■ Task to carry out ■
Reproduce the full listing below unchanged, apart from the pictures.

■ Data extract ■
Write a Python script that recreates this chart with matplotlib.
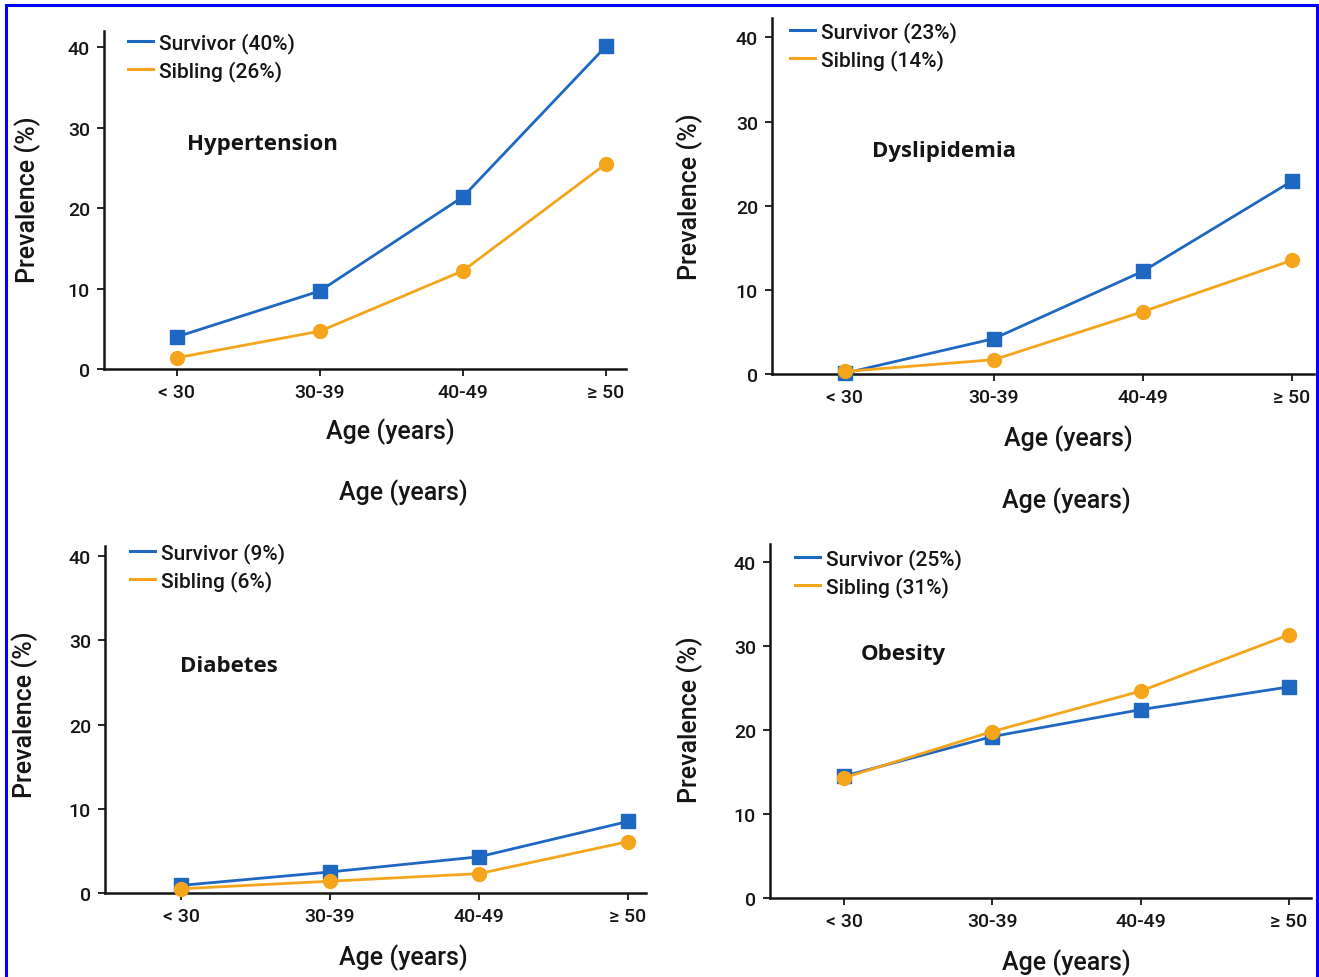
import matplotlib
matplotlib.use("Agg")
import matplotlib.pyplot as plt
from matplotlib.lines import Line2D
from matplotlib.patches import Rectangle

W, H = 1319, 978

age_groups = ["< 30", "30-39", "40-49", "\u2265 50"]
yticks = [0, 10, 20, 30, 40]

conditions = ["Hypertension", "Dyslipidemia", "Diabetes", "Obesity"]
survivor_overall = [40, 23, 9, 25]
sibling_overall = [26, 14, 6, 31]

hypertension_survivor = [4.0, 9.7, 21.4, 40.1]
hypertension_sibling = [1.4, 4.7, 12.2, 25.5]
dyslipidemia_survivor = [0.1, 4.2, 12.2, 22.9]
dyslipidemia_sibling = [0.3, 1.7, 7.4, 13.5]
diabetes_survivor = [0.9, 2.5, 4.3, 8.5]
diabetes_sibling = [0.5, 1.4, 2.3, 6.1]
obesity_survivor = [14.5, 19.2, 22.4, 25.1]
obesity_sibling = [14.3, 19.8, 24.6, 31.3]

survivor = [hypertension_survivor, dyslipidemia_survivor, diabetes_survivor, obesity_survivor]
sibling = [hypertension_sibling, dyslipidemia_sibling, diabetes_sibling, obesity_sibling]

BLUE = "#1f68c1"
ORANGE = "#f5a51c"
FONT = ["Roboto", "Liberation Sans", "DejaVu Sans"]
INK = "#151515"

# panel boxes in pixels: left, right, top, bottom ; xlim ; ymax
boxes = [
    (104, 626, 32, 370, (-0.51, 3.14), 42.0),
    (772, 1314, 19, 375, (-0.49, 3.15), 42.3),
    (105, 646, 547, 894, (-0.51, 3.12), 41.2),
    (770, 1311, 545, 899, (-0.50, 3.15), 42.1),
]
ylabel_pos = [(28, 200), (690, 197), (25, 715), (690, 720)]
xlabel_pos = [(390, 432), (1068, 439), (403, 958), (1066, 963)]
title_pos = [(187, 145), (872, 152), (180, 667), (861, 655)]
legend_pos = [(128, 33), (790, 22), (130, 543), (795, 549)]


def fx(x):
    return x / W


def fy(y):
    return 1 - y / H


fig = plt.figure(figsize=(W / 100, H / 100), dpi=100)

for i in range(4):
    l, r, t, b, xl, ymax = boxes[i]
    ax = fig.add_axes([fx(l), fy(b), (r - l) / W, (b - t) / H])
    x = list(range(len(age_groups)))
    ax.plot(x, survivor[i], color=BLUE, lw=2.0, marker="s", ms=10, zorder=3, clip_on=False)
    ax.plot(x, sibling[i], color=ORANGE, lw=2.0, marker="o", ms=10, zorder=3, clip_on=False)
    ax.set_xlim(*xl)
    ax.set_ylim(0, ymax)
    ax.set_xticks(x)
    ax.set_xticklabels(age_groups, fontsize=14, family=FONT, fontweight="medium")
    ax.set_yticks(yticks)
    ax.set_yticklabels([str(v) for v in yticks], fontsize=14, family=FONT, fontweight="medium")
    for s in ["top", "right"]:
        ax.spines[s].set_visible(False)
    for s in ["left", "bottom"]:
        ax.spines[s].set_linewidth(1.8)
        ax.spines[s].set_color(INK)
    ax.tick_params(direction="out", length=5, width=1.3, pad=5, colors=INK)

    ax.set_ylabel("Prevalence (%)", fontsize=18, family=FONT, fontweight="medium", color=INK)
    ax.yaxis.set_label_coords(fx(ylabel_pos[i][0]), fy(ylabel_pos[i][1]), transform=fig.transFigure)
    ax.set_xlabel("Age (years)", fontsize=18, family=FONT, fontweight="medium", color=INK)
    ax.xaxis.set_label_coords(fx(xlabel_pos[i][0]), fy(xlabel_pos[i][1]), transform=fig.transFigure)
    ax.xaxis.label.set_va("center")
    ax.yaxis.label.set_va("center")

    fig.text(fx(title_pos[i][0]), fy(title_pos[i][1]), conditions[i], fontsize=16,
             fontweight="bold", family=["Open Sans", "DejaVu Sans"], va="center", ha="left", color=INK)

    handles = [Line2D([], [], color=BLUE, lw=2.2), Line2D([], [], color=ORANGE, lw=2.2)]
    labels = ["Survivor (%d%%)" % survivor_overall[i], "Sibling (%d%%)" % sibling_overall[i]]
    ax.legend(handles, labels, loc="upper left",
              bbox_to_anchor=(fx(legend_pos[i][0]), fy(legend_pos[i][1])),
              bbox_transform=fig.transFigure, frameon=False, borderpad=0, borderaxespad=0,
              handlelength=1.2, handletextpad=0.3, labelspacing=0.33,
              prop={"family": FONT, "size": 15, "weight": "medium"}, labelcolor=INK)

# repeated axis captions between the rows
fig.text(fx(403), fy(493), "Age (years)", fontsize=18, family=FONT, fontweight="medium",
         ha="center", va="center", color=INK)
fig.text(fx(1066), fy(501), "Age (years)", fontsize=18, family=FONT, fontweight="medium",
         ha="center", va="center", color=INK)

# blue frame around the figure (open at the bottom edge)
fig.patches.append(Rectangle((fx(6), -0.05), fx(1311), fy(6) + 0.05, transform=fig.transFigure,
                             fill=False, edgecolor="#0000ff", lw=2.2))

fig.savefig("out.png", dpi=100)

■ Result of this task ■
Write a Python script that recreates this chart with matplotlib.
import matplotlib
matplotlib.use("Agg")
import matplotlib.pyplot as plt
from matplotlib.lines import Line2D
from matplotlib.patches import Rectangle

W, H = 1319, 978

age_groups = ["< 30", "30-39", "40-49", "\u2265 50"]
yticks = [0, 10, 20, 30, 40]

conditions = ["Hypertension", "Dyslipidemia", "Diabetes", "Obesity"]
survivor_overall = [40, 23, 9, 25]
sibling_overall = [26, 14, 6, 31]

hypertension_survivor = [4.0, 9.7, 21.4, 40.1]
hypertension_sibling = [1.4, 4.7, 12.2, 25.5]
dyslipidemia_survivor = [0.1, 4.2, 12.2, 22.9]
dyslipidemia_sibling = [0.3, 1.7, 7.4, 13.5]
diabetes_survivor = [0.9, 2.5, 4.3, 8.5]
diabetes_sibling = [0.5, 1.4, 2.3, 6.1]
obesity_survivor = [14.5, 19.2, 22.4, 25.1]
obesity_sibling = [14.3, 19.8, 24.6, 31.3]

survivor = [hypertension_survivor, dyslipidemia_survivor, diabetes_survivor, obesity_survivor]
sibling = [hypertension_sibling, dyslipidemia_sibling, diabetes_sibling, obesity_sibling]

BLUE = "#1f68c1"
ORANGE = "#f5a51c"
FONT = ["Roboto", "Liberation Sans", "DejaVu Sans"]
INK = "#151515"

# panel boxes in pixels: left, right, top, bottom ; xlim ; ymax
boxes = [
    (104, 626, 32, 370, (-0.51, 3.14), 42.0),
    (772, 1314, 19, 375, (-0.49, 3.15), 42.3),
    (105, 646, 547, 894, (-0.51, 3.12), 41.2),
    (770, 1311, 545, 899, (-0.50, 3.15), 42.1),
]
ylabel_pos = [(28, 200), (690, 197), (25, 715), (690, 720)]
xlabel_pos = [(390, 432), (1068, 439), (403, 958), (1066, 963)]
title_pos = [(187, 145), (872, 152), (180, 667), (861, 655)]
legend_pos = [(128, 33), (790, 22), (130, 543), (795, 549)]


def fx(x):
    return x / W


def fy(y):
    return 1 - y / H


fig = plt.figure(figsize=(W / 100, H / 100), dpi=100)

for i in range(4):
    l, r, t, b, xl, ymax = boxes[i]
    ax = fig.add_axes([fx(l), fy(b), (r - l) / W, (b - t) / H])
    x = list(range(len(age_groups)))
    ax.plot(x, survivor[i], color=BLUE, lw=2.0, marker="s", ms=10, zorder=3, clip_on=False)
    ax.plot(x, sibling[i], color=ORANGE, lw=2.0, marker="o", ms=10, zorder=3, clip_on=False)
    ax.set_xlim(*xl)
    ax.set_ylim(0, ymax)
    ax.set_xticks(x)
    ax.set_xticklabels(age_groups, fontsize=14, family=FONT, fontweight="medium")
    ax.set_yticks(yticks)
    ax.set_yticklabels([str(v) for v in yticks], fontsize=14, family=FONT, fontweight="medium")
    for s in ["top", "right"]:
        ax.spines[s].set_visible(False)
    for s in ["left", "bottom"]:
        ax.spines[s].set_linewidth(1.8)
        ax.spines[s].set_color(INK)
    ax.tick_params(direction="out", length=5, width=1.3, pad=5, colors=INK)

    ax.set_ylabel("Prevalence (%)", fontsize=18, family=FONT, fontweight="medium", color=INK)
    ax.yaxis.set_label_coords(fx(ylabel_pos[i][0]), fy(ylabel_pos[i][1]), transform=fig.transFigure)
    ax.set_xlabel("Age (years)", fontsize=18, family=FONT, fontweight="medium", color=INK)
    ax.xaxis.set_label_coords(fx(xlabel_pos[i][0]), fy(xlabel_pos[i][1]), transform=fig.transFigure)
    ax.xaxis.label.set_va("center")
    ax.yaxis.label.set_va("center")

    fig.text(fx(title_pos[i][0]), fy(title_pos[i][1]), conditions[i], fontsize=16,
             fontweight="bold", family=["Open Sans", "DejaVu Sans"], va="center", ha="left", color=INK)

    handles = [Line2D([], [], color=BLUE, lw=2.2), Line2D([], [], color=ORANGE, lw=2.2)]
    labels = ["Survivor (%d%%)" % survivor_overall[i], "Sibling (%d%%)" % sibling_overall[i]]
    ax.legend(handles, labels, loc="upper left",
              bbox_to_anchor=(fx(legend_pos[i][0]), fy(legend_pos[i][1])),
              bbox_transform=fig.transFigure, frameon=False, borderpad=0, borderaxespad=0,
              handlelength=1.2, handletextpad=0.3, labelspacing=0.33,
              prop={"family": FONT, "size": 15, "weight": "medium"}, labelcolor=INK)

# repeated axis captions between the rows
fig.text(fx(403), fy(493), "Age (years)", fontsize=18, family=FONT, fontweight="medium",
         ha="center", va="center", color=INK)
fig.text(fx(1066), fy(501), "Age (years)", fontsize=18, family=FONT, fontweight="medium",
         ha="center", va="center", color=INK)

# blue frame around the figure (open at the bottom edge)
fig.patches.append(Rectangle((fx(6), -0.05), fx(1311), fy(6) + 0.05, transform=fig.transFigure,
                             fill=False, edgecolor="#0000ff", lw=2.2))

fig.savefig("out.png", dpi=100)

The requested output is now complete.